2.Notice the unique tertiary gol between the minor gol in the Tent Band example. This icon is quite reminiscent of certain similar icon found on some early Saryk weavings, particularly engsi and certain chuval.
3.Notice the Tent Band torbas far more complex and delineated main border. In fact, RK considers it to be the prototype for the more simple and two-dimensional one on the Bradley torba.
There are a number of other differences and perhaps our more astute and experienced readers will be able to determine them without our assistance.
Suffice it to say the Bradley torba was a good buy and we congratulate the new owner on his purchase.
Time is now ripe for detailed and intensive commentaries concerning not only Turkmen weavings but all other types as well. It is also time for rug journalists and pundits, like hali, to leave behind in the dust words like star which say nothing but leave an impression of importance without properly explaining why.

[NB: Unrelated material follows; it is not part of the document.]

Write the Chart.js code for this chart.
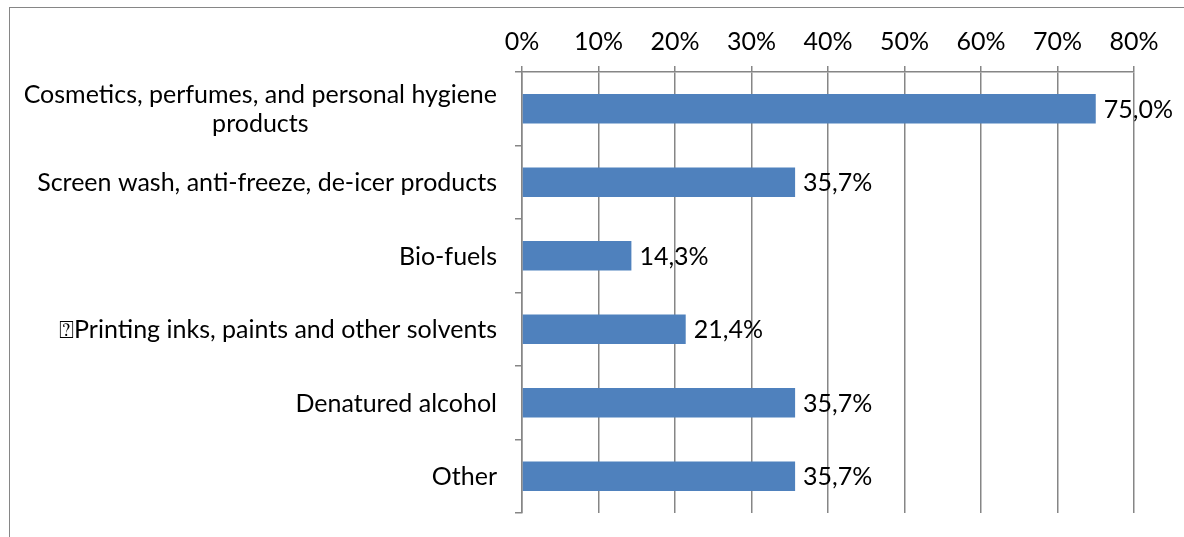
<!DOCTYPE html>
<html>
<head>
<meta charset="utf-8">
<script src="https://cdn.jsdelivr.net/npm/chart.js@4.4.0/dist/chart.umd.min.js"></script>
<style>
html, body { margin: 0; padding: 0; background: #fff; overflow: hidden; }
#frame { position: absolute; left: 9px; top: 7px; width: 1300px; height: 700px; border: 1px solid #868686; }
#wrap { position: absolute; left: 0; top: 0; width: 1184px; height: 537px; }
</style>
</head>
<body>
<div id="frame"></div>
<div id="wrap"><canvas id="chart" width="1184" height="537"></canvas></div>
<script>
// Data
const categories = [
    ['Cosmetics, perfumes, and personal hygiene', 'products'],
    'Screen wash, anti-freeze, de-icer products',
    'Bio-fuels',
    '\u2370Printing inks, paints and other solvents',
    'Denatured alcohol',
    'Other'
];
const shares = [75.0, 35.7, 14.3, 21.4, 35.7, 35.7];
const tickLabels = ['0%', '10%', '20%', '30%', '40%', '50%', '60%', '70%', '80%'];

const fontFamily = 'Lato, "Open Sans", sans-serif';
const fontSize = 25;
const gridColor = '#868686';
const barColor = '#4F81BD';

// Category labels drawn by hand so the wrapped first one centres its lines
const categoryLabels = {
    id: 'categoryLabels',
    afterDraw(chart) {
        const ctx = chart.ctx;
        const y = chart.scales.y;
        const right = y.right - 25;
        const lineH = 29;
        ctx.save();
        ctx.font = fontSize + 'px ' + fontFamily;
        ctx.fillStyle = '#000';
        ctx.textBaseline = 'middle';
        ctx.textAlign = 'center';
        categories.forEach((label, i) => {
            const lines = Array.isArray(label) ? label : [label];
            const maxW = Math.max(...lines.map(l => ctx.measureText(l).width));
            const cx = right - maxW / 2;
            const cy = y.getPixelForValue(i) + 1;
            lines.forEach((line, k) => {
                ctx.fillText(line, cx, cy + (k - (lines.length - 1) / 2) * lineH);
            });
        });
        ctx.restore();
    }
};

// Value labels to the right of each bar
const valueLabels = {
    id: 'valueLabels',
    afterDatasetsDraw(chart) {
        const ctx = chart.ctx;
        const meta = chart.getDatasetMeta(0);
        ctx.save();
        ctx.font = fontSize + 'px ' + fontFamily;
        ctx.fillStyle = '#000';
        ctx.textBaseline = 'middle';
        ctx.textAlign = 'left';
        meta.data.forEach((bar, i) => {
            const txt = shares[i].toFixed(1).replace('.', ',') + '%';
            ctx.fillText(txt, bar.x + 8, bar.y + 1);
        });
        ctx.restore();
    }
};

const ctx = document.getElementById('chart').getContext('2d');
const chart = new Chart(ctx, {
    type: 'bar',
    data: {
        labels: categories,
        datasets: [{
            data: shares,
            backgroundColor: barColor,
            borderWidth: 0,
            barPercentage: 0.4,
            categoryPercentage: 1
        }]
    },
    options: {
        indexAxis: 'y',
        responsive: false,
        animation: false,
        layout: {
            padding: { left: 0, right: 50, top: 0, bottom: 24 }
        },
        plugins: {
            legend: { display: false },
            tooltip: { enabled: false }
        },
        scales: {
            x: {
                position: 'top',
                min: 0,
                max: 80,
                ticks: {
                    stepSize: 10,
                    padding: 9,
                    color: '#000',
                    font: { family: fontFamily, size: fontSize },
                    callback: (v, i) => tickLabels[i]
                },
                grid: {
                    color: gridColor,
                    lineWidth: 1.5,
                    tickLength: 6
                },
                border: { display: true, color: gridColor, width: 1.5 },
                afterFit(scale) { scale.height = 72; }
            },
            y: {
                ticks: { display: false },
                grid: {
                    offset: true,
                    drawOnChartArea: false,
                    color: gridColor,
                    lineWidth: 1.5,
                    tickLength: 7
                },
                border: { display: true, color: gridColor, width: 1.5 },
                afterFit(scale) { scale.width = 522; }
            }
        }
    },
    plugins: [categoryLabels, valueLabels]
});
</script>
</body>
</html>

Also, though the 17,500 USD price paid for our torba at the aborted and highly corrupt Tent Band sale at sotheby in December1990, still is a public record it surely is not the record price paid for a Tekke torba. Far from it..
And BTW: the "Amu Darya" prayer rug sold recently in Sweden for almost 120,000 USD, which was the other piece mentioned in the hali review, is, like the Tekke torba, similar to two earlier and far more historic examples - one in the Dudin Collection in Russia and another early example of the type that was at one time offered by a now disgraced austrian dealer.
Again the prayer rug that just sold in Sweden, like the Bradley torba, is a very good example of an extremely rare type of Turkmen weaving but, also like the Bradley torba, it is really not in the same league as the other, closely related, examples we have cited.
If RK has any one bone to pick at with hali it would be their inability to properly place weavings like the Tekke torba and 'Amu Darya' prayer rug in the continuum of similar examples and, of course , within the far larger corpus of known Turkmen weavings.